Joseph K wakes up one morning and finds himself threatened with a gruelling legal process. He bitterly grumbles about it, and yet races obediently to the court hearing though not even summoned....Joseph, why don't you just tell them all to take a flying leap? The trial exists not so much in reality as in Joseph K's own obeisant mind...No deal better than a bad deal? You better believe it.

5. "Far from the Madding Crowd" by Thomas Hardy. (1874)

OK, so Hardy Country can be excruciatingly tedious and lead you fumbling for your passport and the next flight to the continent. But hey, there's something comforting about all those rolling green fields and timeless English ways. Grim and occasionally depressing? Sure, but in a comforting British sort of grumbling, miserable way.

6. "Whisky Galore" by Compton MacKenzie. (1947)

Who even cares if we don't get a trade deal? We've got all the stuff the French want anyway. If we can't sell them our Scottish whisky, we can drink it all ourselves. How wonderful would that be?

7. "Casino Royale" by Ian Fleming. (1953)

You think the negotiations are going to be difficult and that we are going to have to hold our nerve? Thankfully we have just the man for the job. Just make sure his martini is very cold and very strong. It's Bond against Le Chiffre: stylish courage pitted against underhand bureaucracy.
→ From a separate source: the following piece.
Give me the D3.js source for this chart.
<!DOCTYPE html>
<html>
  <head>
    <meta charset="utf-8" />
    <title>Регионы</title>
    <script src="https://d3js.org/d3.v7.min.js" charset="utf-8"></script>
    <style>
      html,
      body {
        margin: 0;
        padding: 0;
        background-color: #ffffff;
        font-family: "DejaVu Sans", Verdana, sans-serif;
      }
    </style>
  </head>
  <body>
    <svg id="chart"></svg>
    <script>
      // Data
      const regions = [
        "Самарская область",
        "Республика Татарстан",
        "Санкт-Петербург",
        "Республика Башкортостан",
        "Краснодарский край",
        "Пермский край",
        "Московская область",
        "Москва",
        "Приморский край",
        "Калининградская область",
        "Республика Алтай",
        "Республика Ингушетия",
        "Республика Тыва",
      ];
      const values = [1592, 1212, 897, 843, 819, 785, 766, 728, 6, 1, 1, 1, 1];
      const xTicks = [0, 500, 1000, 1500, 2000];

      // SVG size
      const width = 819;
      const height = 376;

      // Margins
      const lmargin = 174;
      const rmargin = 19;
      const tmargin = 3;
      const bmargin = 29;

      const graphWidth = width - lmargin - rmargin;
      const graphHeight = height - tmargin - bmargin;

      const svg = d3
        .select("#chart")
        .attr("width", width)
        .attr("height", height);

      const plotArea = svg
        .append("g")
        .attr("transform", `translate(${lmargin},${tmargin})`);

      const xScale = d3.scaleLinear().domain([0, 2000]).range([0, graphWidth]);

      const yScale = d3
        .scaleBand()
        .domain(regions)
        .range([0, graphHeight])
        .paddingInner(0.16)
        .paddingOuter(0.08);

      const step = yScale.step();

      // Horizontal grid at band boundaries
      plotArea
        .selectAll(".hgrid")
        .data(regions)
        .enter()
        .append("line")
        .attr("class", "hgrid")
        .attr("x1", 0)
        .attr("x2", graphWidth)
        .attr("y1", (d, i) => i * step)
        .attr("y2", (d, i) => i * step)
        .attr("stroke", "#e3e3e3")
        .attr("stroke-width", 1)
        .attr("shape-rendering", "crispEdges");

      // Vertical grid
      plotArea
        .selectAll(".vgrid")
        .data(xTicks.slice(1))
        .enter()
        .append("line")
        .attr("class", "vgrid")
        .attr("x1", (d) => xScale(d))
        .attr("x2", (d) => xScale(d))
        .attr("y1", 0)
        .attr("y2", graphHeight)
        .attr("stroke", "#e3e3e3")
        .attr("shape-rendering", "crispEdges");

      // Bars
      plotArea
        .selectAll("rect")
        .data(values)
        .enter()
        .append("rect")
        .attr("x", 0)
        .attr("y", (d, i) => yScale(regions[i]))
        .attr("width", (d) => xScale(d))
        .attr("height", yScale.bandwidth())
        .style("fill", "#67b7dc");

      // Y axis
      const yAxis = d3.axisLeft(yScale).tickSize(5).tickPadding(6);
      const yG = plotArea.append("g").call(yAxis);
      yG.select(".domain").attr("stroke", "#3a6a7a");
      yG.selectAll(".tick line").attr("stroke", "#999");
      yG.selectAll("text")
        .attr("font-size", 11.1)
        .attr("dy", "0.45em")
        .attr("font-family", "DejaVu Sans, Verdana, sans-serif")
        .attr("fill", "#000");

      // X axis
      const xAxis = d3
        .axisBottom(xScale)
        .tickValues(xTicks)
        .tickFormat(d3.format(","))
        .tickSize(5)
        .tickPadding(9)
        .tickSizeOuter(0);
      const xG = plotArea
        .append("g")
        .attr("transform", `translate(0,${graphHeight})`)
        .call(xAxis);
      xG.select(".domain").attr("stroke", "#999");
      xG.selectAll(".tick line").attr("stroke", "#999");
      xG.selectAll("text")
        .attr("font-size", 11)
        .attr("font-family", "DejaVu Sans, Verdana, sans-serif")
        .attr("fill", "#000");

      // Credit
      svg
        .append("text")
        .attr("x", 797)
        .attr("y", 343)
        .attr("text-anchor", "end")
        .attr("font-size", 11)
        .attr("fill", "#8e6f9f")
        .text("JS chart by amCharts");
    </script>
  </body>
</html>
Just hold on to your vital parts if they sit you down in a chair with the seat cut out...

8. "Frankenstein" by Mary Shelley. (1818)

Mary Shelley could see it all coming when she jotted down this Gothic horror by a lake in Switzerland 200 years ago. Stitch together a lot of discarded limbs of European states and pump some political currents through them and this is what you get: a rampaging EU monster that is going to take some stopping. We should perhaps try and arrange the Brexit negotiations near the North Pole and lure the EU team into the icy wilderness.
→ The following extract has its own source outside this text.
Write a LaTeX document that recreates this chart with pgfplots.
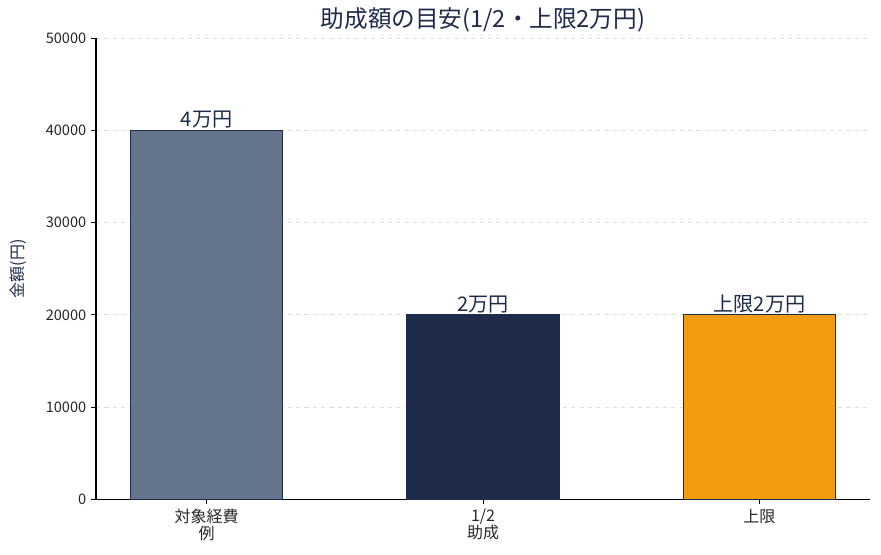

9. "Victory" by Joseph Conrad. (1915)

Let's not get carried away. Conrad meant the title of this book ironically (he was one of those Polish migrants turned British gent after all). But still we need something to give us a bit of vim and remind us of the glorious British Empire and trade routes throughout the world, before we got hung up on this whole European project. Did someone say "Robinson Crusoe"? Never heard of it.

10. "Vile Bodies" by Evelyn Waugh. (1930)
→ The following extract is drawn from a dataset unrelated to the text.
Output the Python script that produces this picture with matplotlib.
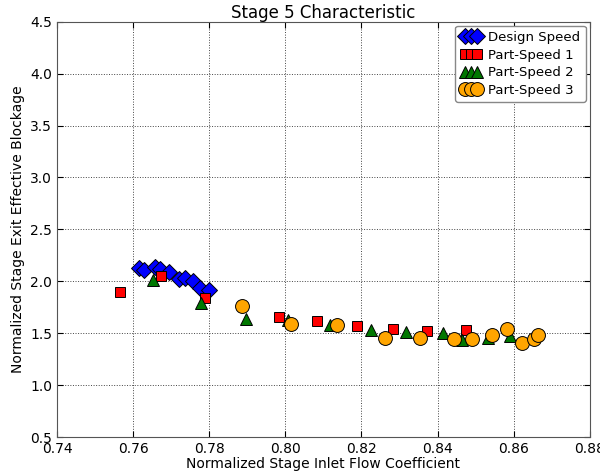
import matplotlib
matplotlib.use("Agg")
import matplotlib.pyplot as plt
import numpy as np

# Design speed
ds_x = [0.7616, 0.7629, 0.7657, 0.7671, 0.7694, 0.7721, 0.7737, 0.7758, 0.7777, 0.7800]
ds_y = [2.13, 2.11, 2.14, 2.12, 2.09, 2.02, 2.03, 2.00, 1.94, 1.92]

# Part-speed 1
p1_x = [0.7565, 0.7674, 0.7790, 0.7984, 0.8084, 0.8187, 0.8282, 0.8373, 0.8476]
p1_y = [1.90, 2.05, 1.84, 1.66, 1.62, 1.57, 1.54, 1.52, 1.53]

# Part-speed 2
p2_x = [0.7651, 0.7778, 0.7896, 0.8008, 0.8117, 0.8224, 0.8318, 0.8413, 0.8463, 0.8533, 0.8590]
p2_y = [2.01, 1.79, 1.64, 1.63, 1.58, 1.53, 1.51, 1.50, 1.43, 1.45, 1.47]

# Part-speed 3
p3_x = [0.7885, 0.8014, 0.8136, 0.8262, 0.8355, 0.8444, 0.8491, 0.8544, 0.8582, 0.8623, 0.8654, 0.8664]
p3_y = [1.76, 1.59, 1.58, 1.45, 1.45, 1.44, 1.44, 1.48, 1.54, 1.41, 1.44, 1.48]

fig = plt.figure(figsize=(6.0, 4.73), dpi=100)
ax = fig.add_axes([0.095, 0.076, 0.888, 0.878])

ax.plot(ds_x, ds_y, 'D', color='#0000ff', mec='black', mew=0.7, ms=8, label='Design Speed')
ax.plot(p1_x, p1_y, 's', color='#ff0000', mec='black', mew=0.7, ms=7, label='Part-Speed 1')
ax.plot(p2_x, p2_y, '^', color='#007700', mec='black', mew=0.7, ms=8, label='Part-Speed 2')
ax.plot(p3_x, p3_y, 'o', color='#ffa500', mec='black', mew=0.7, ms=10, label='Part-Speed 3')

ax.set_xlim(0.74, 0.88)
ax.set_ylim(0.5, 4.5)
ax.set_xticks(np.arange(0.74, 0.8801, 0.02))
ax.set_yticks(np.arange(0.5, 4.501, 0.5))
ax.set_xticklabels(['%.2f' % v for v in np.arange(0.74, 0.8801, 0.02)])
ax.set_yticklabels(['%.1f' % v for v in np.arange(0.5, 4.501, 0.5)])
ax.tick_params(direction='in', top=True, right=True, labelsize=10, length=4)
ax.grid(True, color='#444444', linestyle=':', linewidth=0.7)
for s in ax.spines.values():
    s.set_color('#555555')

ax.set_title('Stage 5 Characteristic', fontsize=12, pad=3)
ax.set_xlabel('Normalized Stage Inlet Flow Coefficient', fontsize=10, labelpad=1)
ax.set_ylabel('Normalized Stage Exit Effective Blockage', fontsize=10)

leg = ax.legend(loc='upper right', numpoints=3, handlelength=1.5, handletextpad=0.6,
                fontsize=9.5, borderpad=0.4, labelspacing=0.35, fancybox=True, framealpha=1,
                borderaxespad=0.3)
leg.get_frame().set_edgecolor('#888888')

fig.savefig('out.png', dpi=100)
Whatever happens we have to retain our sense of humour. After all, we don't actually make anything any more. We just do the finance, make costume dramas and export comedians. We have to make sure that they don't put import tariffs on comedy or we are sunk. If all else fails we must flatter them in such a cunning, idiosyncratically British way that they don't even grasp that we are are having a hilarious joke at their expense.

11. "The Labyrinth of Solitude" by Octavio Paz. (1950)

Why is Mexico and and its people so very different to its neighbour the United States, Paz (pictured left) pondered. Hmm, because they have different cultural influences and histories, he concludes. But that's fine. Solitude is the new cool. Soon everyone will want it and Britain will be the go-to minotaur in the labyrinth.

12. "Crime and Punishment" by Fyodor Dostoyevsky. (1866)

You've done the crime, now do the time. Why did you murder that kindly old lady who never listened to a word you said and bossed you about anyway? You crazy, crazy people. Get down on your knees and repent. We need the whole world to see that the EU does not take expressions of autonomy and individualism lying down.